* start *

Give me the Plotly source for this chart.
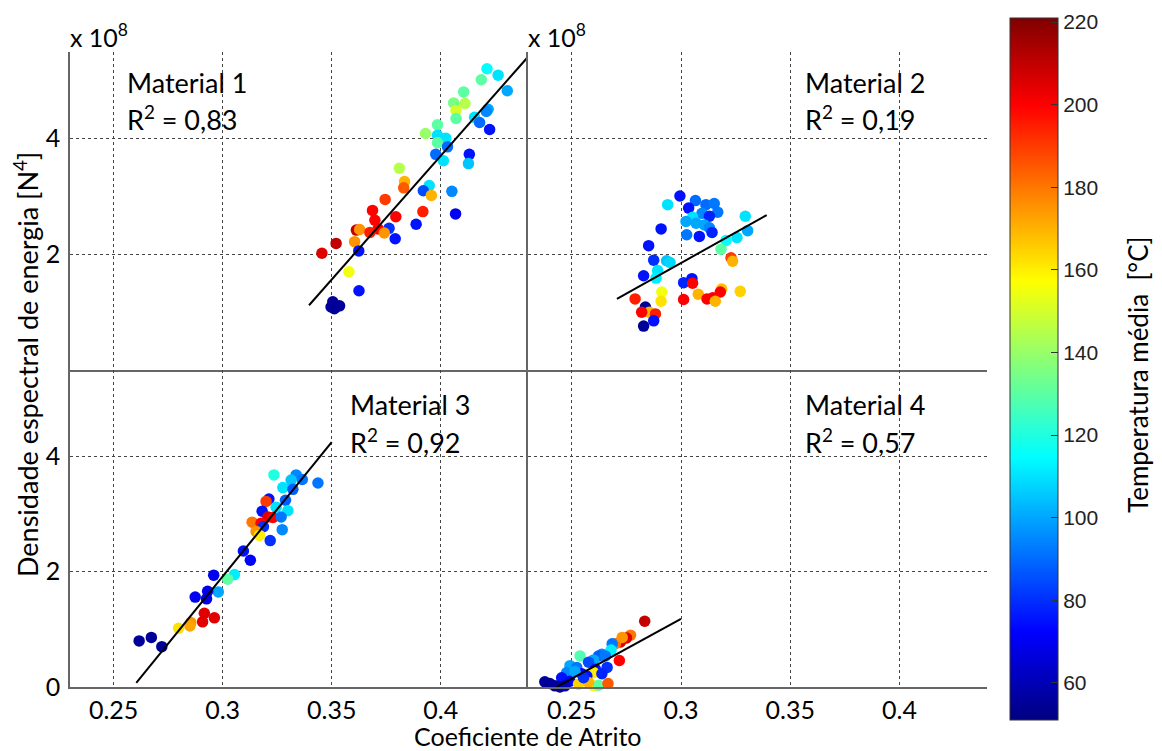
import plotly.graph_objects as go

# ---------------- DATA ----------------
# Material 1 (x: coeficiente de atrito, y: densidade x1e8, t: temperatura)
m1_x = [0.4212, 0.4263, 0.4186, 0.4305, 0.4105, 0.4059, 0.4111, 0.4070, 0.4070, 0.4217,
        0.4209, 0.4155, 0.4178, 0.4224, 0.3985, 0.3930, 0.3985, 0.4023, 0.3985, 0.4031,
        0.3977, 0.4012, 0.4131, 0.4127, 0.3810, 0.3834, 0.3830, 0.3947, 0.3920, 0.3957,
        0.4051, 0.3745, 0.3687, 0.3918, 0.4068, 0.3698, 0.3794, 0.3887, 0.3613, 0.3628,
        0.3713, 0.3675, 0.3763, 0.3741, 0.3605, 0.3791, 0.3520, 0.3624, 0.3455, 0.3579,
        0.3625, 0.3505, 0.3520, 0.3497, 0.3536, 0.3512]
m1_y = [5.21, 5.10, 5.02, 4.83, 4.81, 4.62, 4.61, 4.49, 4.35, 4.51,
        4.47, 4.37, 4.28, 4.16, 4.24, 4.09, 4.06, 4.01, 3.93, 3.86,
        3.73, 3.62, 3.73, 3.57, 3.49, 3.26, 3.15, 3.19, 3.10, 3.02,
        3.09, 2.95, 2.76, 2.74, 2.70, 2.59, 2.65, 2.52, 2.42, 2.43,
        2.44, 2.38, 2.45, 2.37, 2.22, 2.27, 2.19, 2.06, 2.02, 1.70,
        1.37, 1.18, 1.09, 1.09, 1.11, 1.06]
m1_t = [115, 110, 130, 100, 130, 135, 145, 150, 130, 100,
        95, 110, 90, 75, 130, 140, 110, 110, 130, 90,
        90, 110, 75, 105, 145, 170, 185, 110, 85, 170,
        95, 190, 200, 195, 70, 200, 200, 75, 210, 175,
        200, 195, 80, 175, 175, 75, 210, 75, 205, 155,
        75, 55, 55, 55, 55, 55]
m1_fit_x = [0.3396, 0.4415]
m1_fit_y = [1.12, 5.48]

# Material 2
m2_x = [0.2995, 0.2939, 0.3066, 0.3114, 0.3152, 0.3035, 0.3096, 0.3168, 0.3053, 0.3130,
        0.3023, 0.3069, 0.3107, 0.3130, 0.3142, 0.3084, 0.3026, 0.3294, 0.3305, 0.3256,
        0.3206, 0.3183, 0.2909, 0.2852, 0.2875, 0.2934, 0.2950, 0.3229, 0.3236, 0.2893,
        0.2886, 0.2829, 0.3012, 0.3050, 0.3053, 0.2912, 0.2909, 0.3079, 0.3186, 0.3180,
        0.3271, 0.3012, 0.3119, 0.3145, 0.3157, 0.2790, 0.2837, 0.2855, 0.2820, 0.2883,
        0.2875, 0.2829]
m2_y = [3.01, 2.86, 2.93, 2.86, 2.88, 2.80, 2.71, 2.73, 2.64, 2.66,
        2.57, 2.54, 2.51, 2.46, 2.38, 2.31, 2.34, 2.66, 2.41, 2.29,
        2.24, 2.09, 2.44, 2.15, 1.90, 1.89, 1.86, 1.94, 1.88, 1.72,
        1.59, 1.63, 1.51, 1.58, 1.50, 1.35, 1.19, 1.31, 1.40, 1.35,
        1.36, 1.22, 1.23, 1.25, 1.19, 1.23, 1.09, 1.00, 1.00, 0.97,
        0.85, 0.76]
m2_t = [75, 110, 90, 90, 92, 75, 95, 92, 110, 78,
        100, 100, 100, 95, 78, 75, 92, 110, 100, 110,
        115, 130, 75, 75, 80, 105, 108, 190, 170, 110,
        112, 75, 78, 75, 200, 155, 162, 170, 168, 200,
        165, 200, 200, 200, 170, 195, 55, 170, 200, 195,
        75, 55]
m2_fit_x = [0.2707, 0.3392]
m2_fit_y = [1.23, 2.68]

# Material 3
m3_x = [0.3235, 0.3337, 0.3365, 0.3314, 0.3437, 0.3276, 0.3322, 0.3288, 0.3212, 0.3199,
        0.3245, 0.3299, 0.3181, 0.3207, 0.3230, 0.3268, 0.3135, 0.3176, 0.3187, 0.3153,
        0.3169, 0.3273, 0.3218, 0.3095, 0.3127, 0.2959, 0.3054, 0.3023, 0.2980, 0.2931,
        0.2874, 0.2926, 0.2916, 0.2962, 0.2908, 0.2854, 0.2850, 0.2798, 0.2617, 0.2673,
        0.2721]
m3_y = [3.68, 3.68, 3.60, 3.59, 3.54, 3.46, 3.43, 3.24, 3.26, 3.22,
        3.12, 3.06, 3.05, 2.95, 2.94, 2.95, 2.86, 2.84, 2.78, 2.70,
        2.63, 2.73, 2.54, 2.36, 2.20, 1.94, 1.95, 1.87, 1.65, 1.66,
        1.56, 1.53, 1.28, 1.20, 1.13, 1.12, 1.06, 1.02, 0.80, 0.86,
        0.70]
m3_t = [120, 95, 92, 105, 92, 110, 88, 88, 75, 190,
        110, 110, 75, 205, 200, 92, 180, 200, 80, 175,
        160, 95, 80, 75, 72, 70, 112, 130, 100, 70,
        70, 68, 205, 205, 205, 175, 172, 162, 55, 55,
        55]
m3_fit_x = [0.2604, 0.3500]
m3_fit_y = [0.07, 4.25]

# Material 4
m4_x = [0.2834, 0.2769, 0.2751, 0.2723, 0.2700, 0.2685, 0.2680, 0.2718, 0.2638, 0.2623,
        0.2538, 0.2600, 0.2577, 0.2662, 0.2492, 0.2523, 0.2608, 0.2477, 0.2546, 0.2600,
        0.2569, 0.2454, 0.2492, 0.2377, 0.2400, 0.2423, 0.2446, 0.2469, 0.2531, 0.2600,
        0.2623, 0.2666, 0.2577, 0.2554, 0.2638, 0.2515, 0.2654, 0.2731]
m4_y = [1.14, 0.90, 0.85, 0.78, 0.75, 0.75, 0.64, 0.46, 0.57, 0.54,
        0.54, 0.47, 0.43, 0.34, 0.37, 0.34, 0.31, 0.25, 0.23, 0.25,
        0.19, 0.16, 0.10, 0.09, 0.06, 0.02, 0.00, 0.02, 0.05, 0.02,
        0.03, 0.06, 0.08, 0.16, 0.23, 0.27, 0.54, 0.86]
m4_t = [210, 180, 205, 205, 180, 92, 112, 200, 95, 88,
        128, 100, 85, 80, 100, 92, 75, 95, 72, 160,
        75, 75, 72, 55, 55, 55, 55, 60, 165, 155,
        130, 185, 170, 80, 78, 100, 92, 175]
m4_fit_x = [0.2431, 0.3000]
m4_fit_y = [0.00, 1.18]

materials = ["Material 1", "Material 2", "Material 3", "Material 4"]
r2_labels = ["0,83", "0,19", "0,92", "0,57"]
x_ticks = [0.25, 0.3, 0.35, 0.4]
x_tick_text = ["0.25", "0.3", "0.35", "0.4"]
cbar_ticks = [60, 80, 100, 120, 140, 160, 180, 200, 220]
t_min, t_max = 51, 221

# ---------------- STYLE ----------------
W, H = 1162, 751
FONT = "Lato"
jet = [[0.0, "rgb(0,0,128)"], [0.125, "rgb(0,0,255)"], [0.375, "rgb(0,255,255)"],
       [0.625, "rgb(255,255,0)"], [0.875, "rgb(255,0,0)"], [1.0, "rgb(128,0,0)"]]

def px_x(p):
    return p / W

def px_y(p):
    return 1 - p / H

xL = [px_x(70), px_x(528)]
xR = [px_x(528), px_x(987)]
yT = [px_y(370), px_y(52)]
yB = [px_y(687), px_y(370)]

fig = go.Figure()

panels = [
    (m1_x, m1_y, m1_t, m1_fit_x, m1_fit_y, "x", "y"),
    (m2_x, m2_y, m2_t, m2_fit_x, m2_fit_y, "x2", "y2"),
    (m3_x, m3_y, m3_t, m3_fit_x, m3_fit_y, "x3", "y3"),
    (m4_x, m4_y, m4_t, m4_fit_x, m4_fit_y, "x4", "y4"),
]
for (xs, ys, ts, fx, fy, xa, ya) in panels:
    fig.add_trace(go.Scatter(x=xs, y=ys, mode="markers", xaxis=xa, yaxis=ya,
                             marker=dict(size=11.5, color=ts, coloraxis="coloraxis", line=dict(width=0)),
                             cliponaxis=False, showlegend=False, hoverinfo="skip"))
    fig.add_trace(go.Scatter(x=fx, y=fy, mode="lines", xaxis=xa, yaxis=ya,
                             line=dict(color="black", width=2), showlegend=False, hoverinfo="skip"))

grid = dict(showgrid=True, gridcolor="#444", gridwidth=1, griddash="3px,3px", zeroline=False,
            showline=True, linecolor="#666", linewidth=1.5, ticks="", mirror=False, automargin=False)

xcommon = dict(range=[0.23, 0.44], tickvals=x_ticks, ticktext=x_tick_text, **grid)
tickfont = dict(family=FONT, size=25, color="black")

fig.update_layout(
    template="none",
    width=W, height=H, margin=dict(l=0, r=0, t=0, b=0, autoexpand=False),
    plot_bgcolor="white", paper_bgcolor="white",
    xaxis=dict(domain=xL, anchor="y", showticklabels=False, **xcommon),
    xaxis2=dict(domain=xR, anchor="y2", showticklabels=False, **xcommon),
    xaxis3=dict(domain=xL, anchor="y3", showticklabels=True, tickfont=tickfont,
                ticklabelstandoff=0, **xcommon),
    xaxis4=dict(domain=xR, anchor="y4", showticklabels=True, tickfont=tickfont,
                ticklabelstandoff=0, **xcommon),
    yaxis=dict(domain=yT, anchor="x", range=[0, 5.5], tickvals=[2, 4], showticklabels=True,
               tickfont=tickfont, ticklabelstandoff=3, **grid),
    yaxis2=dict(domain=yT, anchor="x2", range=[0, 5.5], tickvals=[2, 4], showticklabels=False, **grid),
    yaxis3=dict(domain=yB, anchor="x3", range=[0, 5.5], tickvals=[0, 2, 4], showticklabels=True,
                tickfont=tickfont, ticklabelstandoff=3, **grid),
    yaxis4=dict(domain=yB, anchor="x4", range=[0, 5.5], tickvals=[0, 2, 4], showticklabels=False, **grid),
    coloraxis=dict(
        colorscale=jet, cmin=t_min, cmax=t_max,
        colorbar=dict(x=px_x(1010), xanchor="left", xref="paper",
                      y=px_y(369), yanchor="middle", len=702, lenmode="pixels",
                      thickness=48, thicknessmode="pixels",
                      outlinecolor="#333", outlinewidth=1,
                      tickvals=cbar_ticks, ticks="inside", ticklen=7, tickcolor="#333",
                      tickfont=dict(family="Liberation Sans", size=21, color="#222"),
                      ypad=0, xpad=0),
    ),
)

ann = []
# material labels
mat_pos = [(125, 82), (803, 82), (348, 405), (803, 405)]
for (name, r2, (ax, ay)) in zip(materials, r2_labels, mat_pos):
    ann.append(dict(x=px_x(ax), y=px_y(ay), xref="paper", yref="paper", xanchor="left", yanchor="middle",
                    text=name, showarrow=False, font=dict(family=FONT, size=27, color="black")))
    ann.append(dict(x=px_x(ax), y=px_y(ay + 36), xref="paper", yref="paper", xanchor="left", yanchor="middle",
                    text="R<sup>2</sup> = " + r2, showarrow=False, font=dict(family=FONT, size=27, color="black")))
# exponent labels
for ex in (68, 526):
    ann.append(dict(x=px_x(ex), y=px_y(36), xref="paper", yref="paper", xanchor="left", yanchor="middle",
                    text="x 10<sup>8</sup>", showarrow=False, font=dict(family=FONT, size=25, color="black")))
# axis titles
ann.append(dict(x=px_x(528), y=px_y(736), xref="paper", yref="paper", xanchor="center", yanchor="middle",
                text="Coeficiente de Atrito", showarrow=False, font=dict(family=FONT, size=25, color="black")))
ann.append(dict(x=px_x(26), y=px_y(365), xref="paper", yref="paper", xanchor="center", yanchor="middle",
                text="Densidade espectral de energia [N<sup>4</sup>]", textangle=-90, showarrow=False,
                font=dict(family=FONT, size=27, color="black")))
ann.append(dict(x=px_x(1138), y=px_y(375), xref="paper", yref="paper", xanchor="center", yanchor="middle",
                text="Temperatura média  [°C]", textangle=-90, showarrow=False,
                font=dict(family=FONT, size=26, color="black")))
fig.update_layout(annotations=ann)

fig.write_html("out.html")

* end *

• What you are asked to do: Repeat the listing above from its first line through the line that contains "import plotly.graph_objects as go", both included, and nothing more. Drop the pictures.

• Task response:
Give me the Plotly source for this chart.
import plotly.graph_objects as go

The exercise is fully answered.